Tuesday, December 6, 2011

Program: University of Delaware's New High Performance Computing Cluster
Speaker: Dr. Daniel J Grim, Chief Technology Officer,
               Information Technologies, University of Delaware


Background:

The Information Technologies (IT) group at the University of Delaware recently undertook to create a "Community Cluster" modelled after the experience at the Rosen Center for Advanced Computing at Purdue University.  During the process of inviting participation from researchers they simultaneously worked on developing a configuration for the cluster.  While the initial design included ten gigabit Ethernet for the cluster interconnect (presuming that to be a less costly technology) it was ultimately determined that QDR Infiniband could be used at a comparable or lesser cost.  The cluster is one of the first to take advantage of the newest AMD processor, code named Interlagos, which is built using AMD's new "Bulldozer" architecture.  In addition we purchased a Lustre file system with approximately 200 terabytes of storage. The cost of this initial cluster was subsidized by IT with "investors" paying just $3,000 per node for a system with a total value of $1.2 million.  The final configuration included 200 nodes and over 5,000 processor cores.


Meeting Notes:

Community Cluster Development at UD

The inspiration for the “Community” cluster idea came from the Purdue University Rosen computer center, which started with a single server cluster and built up to about 5 clusters and growing.
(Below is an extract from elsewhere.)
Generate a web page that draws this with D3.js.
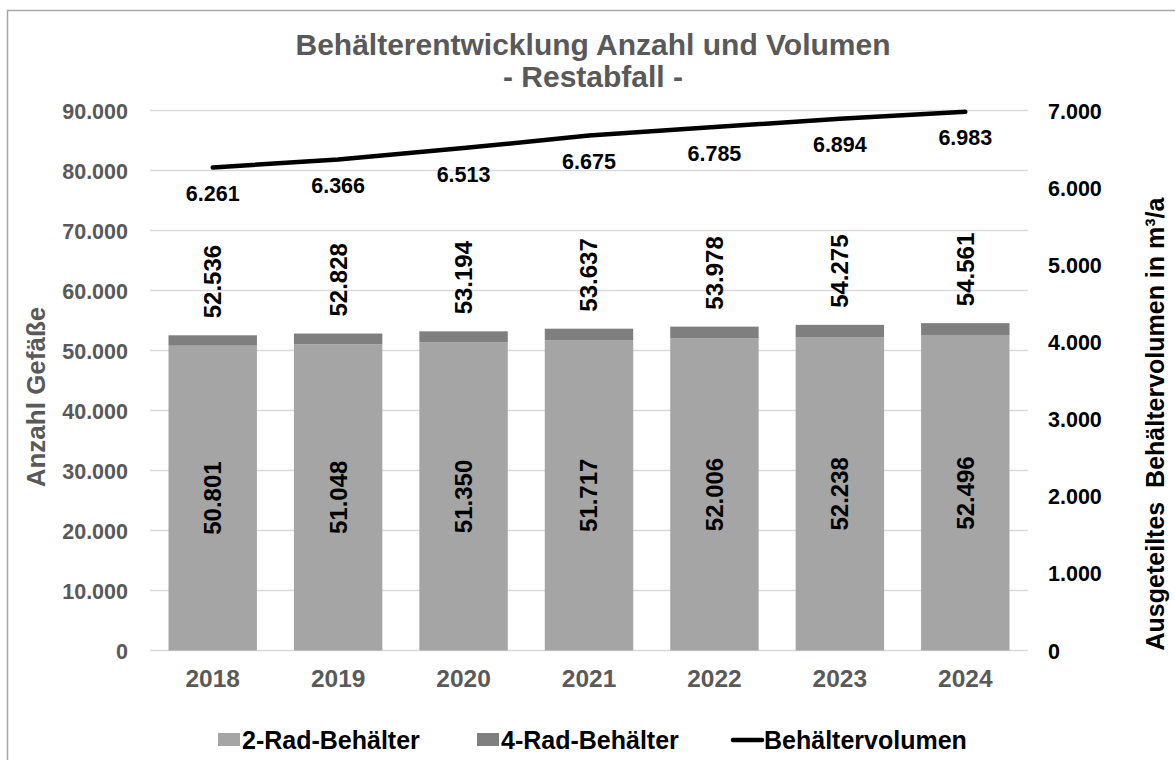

The concept is to have a growth path to achieve a supercomputer facility as resources are available and requirements grow. UD will have it’s first cluster of this type available for use in January 2012. The current effort is best summarized by a poster which can be found at:
http://www.udel.edu/it/research/images/cluster_sc11exhibit.pdf

Dr. Grim outlined three areas of effort.
First, how to fund the computer equipment. Part of the story is that subscribers were sought for a 100 node network. This subscription effort was so successful that the final result was a 200 node network. 

Second; identifying, purchase and installation of the compter equipment. Plans were to have room for several more clusters in the future. The system was bid by Dell, HP and Penguin, with Penguin the winner on cost performance.

Third, the power requirements required a substantial upgrade to over 2 megawatts; 480V at 3000 amps. About half of this power was needed to run present and future computer systems, and half to cool the systems.